Sebagai media memahami orang lain
Ide atau inspirasi menulis tidak selamanya berasal dari dalam diri sendiri. Kadang kamu juga menulis tentang orang lain, dari sudut pandang yang berbeda.
Kamu tak harus kehilangan suami untuk menuliskan kehidupan janda, kamu tak harus menjadi pasien untuk menulis tentang orang sakit, kamu tak harus menjadi pencandu narkoba untuk menulis tentang mereka, kamu tak harus menghancurkan keharmonisan rumah untuk menulis tentang broken home, dsb.
Selain memahami mereka, kebiasaan ini juga bisa melatih rasa empati.
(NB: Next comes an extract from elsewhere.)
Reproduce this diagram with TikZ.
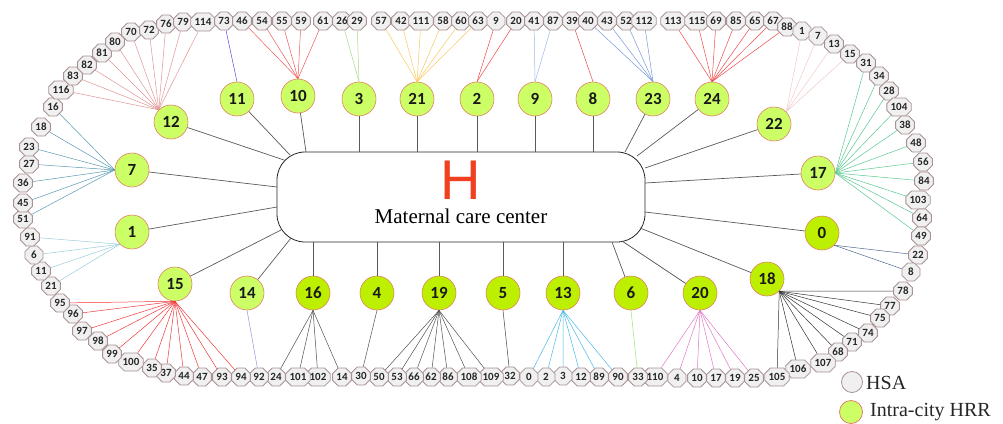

Kamu seperti mengatakan 'hey, saya melihatmu', 'saya memerhatikan kamu', 'saya berusaha memahamimu', 'saya menerimamu', 'saya respect padamu', dll.
Sebagai media sharing
Entah sudah berapa kali kamu membaca tulisan yang bikin merinding, seolah-olah penulisnya tahu banyak tentang apa yang sedang kamu rasakan atau pikirkan. Kamu bersyukur, sebab penulis tersebut menulis dan berbagi tentang hal, yang sama-sama sedang kamu renungkan. Sehingga kamu seperti mendapat masukan, informasi, atau inspirasi.
Introvert pun demikian. Mereka berbagi, siapa tahu dibaca orang lain dan bermanfaat bagi orang tersebut. Kadang banyak yang terinspirasi olehmu, tapi mereka gak bilang-bilang. Tidak apa-apa. Yang penting kamu sendiri belajar untuk mengapresiasi orang lain.